Blowfish is a postmodern novel in four parts, alternating between the respective stories of a female sculptor and a male architect. Death is the motif connecting these parallel lives. The sculptor’s grandmother killed herself by eating poisonous blowfish in front of her husband and child, while the architect’s elder brother leapt to his death from the fifth floor of an apartment building. Now, both protagonists are contemplating their own suicides. The sculptor and architect cross paths once in Seoul, and meet again in Tokyo, while the sculptor is learning to prepare a fatal serving of blowfish.
The narrative loosely approximates a love story, but this is no romance in the normal sense. For the woman, the man is a pitstop on the road to her own suicide. For the man, the woman forestalls death and offers him a final chance. Through the conflicting impressions they have of one another, the characters look back on their lives; it is only the desire to create art that calls them back from death.
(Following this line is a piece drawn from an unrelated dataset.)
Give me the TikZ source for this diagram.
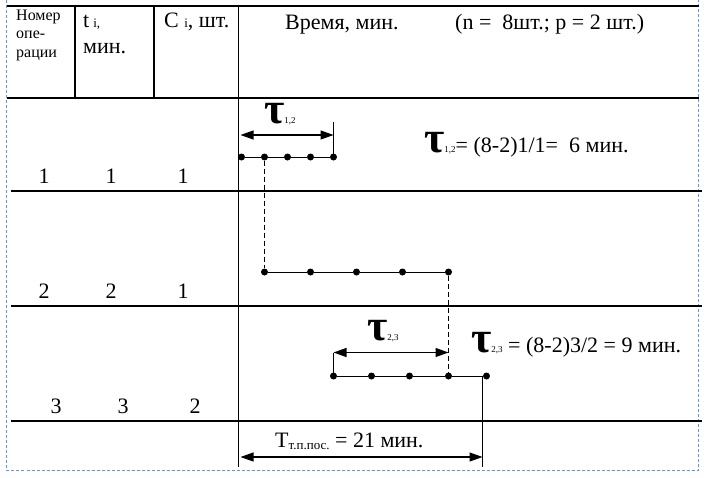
\documentclass[tikz,border=0pt]{standalone}
\usepackage{fontspec}
\setmainfont{Liberation Serif}
\usetikzlibrary{arrows.meta}
\newcommand\fsz[1]{\fontsize{#1}{#1}\selectfont}
\newcommand\tauof[1]{{\fsz{44}\bfseries τ}{\fsz{9}#1}}
\begin{document}
\begin{tikzpicture}[x=1pt,y=-1pt,
  tbl/.style={line width=1.2pt},
  gline/.style={line width=1pt},
  dot/.style={circle, fill, inner sep=0pt, minimum size=7pt},
  txt/.style={anchor=base west, inner sep=0pt, font=\rmfamily\fsz{22}},
  num/.style={anchor=base, inner sep=0pt, font=\rmfamily\fsz{22}},
  dimarrow/.style={line width=1.1pt, {Triangle[length=13pt,width=9pt]}-{Triangle[length=13pt,width=9pt]}},
  dash line/.style={line width=1pt, dash pattern=on 5pt off 3pt},
  margin/.style={line width=0.8pt, draw={rgb,255:red,91;green,155;blue,225}, dash pattern=on 3pt off 2pt}]
\useasboundingbox (0,0) rectangle (706,477);
\fill[white] (0,0) rectangle (706,477);
% margin markers
\draw[margin] (6.5,0) -- (6.5,470) -- (698.5,470) -- (698.5,0);
% table
\draw[tbl] (6.5,6) -- (698.5,6);
\draw[tbl] (7,98) -- (698.5,98);
\draw[tbl] (11,191) -- (702,191);
\draw[tbl] (11,306) -- (702,306);
\draw[tbl] (11,421) -- (702,421);
\draw[tbl] (75,6) -- (75,98);
\draw[tbl] (154,6) -- (154,98);
\draw[tbl] (238.5,6) -- (238.5,467);
% header
\node[txt, font=\rmfamily\fsz{16}] (h1a) at (16,20) {Номер};
\node[txt, font=\rmfamily\fsz{16}] (h1b) at (16,38.5) {опе-};
\node[txt, font=\rmfamily\fsz{16}] (h1c) at (16,57) {рации};
\node[txt] (h2a) at (83,27) {t\hspace{4pt}{\fsz{13}i,}};
\node[txt] (h2b) at (83,53) {мин.};
\node[txt] (h3) at (164,27) {C {\fsz{13}i}, шт.};
\node[txt] (h4) at (285,29) {Время, мин.};
\node[txt] (h5) at (455,29) {(n =\ \ 8шт.; p = 2 шт.)};
% row numbers
\node[num] (r1a) at (44,183) {1};
\node[num] (r1b) at (111,183) {1};
\node[num] (r1c) at (183,183) {1};
\node[num] (r2a) at (44,298) {2};
\node[num] (r2b) at (111,298) {2};
\node[num] (r2c) at (183,298) {1};
\node[num] (r3a) at (56,413) {3};
\node[num] (r3b) at (123,413) {3};
\node[num] (r3c) at (195,413) {2};
% row 1 chart
\node[dot] (a1) at (241.5,157) {};
\node[dot] (a2) at (264.5,157) {};
\node[dot] (a3) at (287.5,157) {};
\node[dot] (a4) at (310.5,157) {};
\node[dot] (a5) at (333.5,157) {};
\draw[gline] (a1) -- (a2) -- (a3) -- (a4) -- (a5);
\coordinate (a5t) at (333.5,122);
\draw[gline] (a5.center) -- (a5t);
\coordinate (d1l) at (240.5,135);
\coordinate (d1r) at (333.5,135);
\draw[dimarrow] (d1l) -- (d1r);
\node[txt] (t12) at (264,123) {\tauof{1,2}};
\node[txt] (e12) at (424,152) {\tauof{1,2}{\fsz{22}= (8-2)1/1=\ \ 6 мин.}};
% row 2 chart
\node[dot] (b1) at (264.5,272) {};
\node[dot] (b2) at (310.5,272) {};
\node[dot] (b3) at (356.5,272) {};
\node[dot] (b4) at (402.5,272) {};
\node[dot] (b5) at (448.5,272) {};
\draw[gline] (b1) -- (b2) -- (b3) -- (b4) -- (b5);
\draw[dash line] (a2) -- (b1);
% row 3 chart
\node[dot] (c1) at (333.5,376) {};
\node[dot] (c2) at (371.5,376) {};
\node[dot] (c3) at (409.5,376) {};
\node[dot] (c4) at (448.5,376) {};
\node[dot] (c5) at (486.5,376) {};
\draw[gline] (c1) -- (c2) -- (c3) -- (c4) -- (c5);
\draw[dash line] (b5) -- (c4);
\coordinate (c1t) at (333.5,352.5);
\coordinate (d2r) at (448.5,352.5);
\draw[gline] (c1.center) -- (c1t);
\draw[dimarrow] (c1t) -- (d2r);
\node[txt] (t23) at (367,340) {\tauof{2,3}};
\node[txt] (e23) at (471,352) {\tauof{2,3}{\fsz{22} = (8-2)3/2\ = 9 мин.}};
% total
\coordinate (ct) at (482.5,376);
\coordinate (cb) at (482.5,467);
\draw[gline] (ct) -- (cb);
\coordinate (d3l) at (240.5,457);
\coordinate (d3r) at (482.5,457);
\draw[dimarrow] (d3l) -- (d3r);
\node[txt] (tt) at (275,447) {T\raisebox{-2.5pt}{\fsz{13}т.п.пос.} = 21 мин.};
\end{tikzpicture}
\end{document}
Evoking the heterogeneous urban spaces of Seoul and Tokyo, Blowfish delves into the inner life of a woman contemplating her failures in love and art. Jo’s fierce will to write animates the novel; the lethal taste of blowfish, which one cannot help but eat even though one may die in doing so, approximates the inexorable pains of writing a novel.
PUBLISHERS WEEKLY
A melancholic sculptor plans to make a final work of art out of her suicide in the weighty latest from Jo (Tongue). The story opens during a winter in Seoul, where the unnamed woman's gallery exhibition garners widespread attention. Despite her success, she remains depressed, but manages to garner a residency at Tokyo's Mori Art Museum. She plans to hang herself from a cherry tree in Ueno Park, but changes course after having a vision of her grandmother, who'd killed herself by ingesting a bowl of poisonous blowfish soup in the presence of her family, including the sculptor's father, who was then only nine years old. Later, she develops a friendship with a Tokyo-based Korean architect. As the story progresses, the sculptor hatches a new plan to end her life, which involves convincing her architect friend to accompany her to the largest fish market in Tokyo to ferret out a blowfish. Jo's atmospheric writing distills the novel's mood from its settings (Seoul is "the color of oxidized blood"; a Tokyo fish market is "slick and slimy with water and blood and discarded guts"), while details about the sculptor's family history inform her chilling determination to die. It's a memorable existential tale.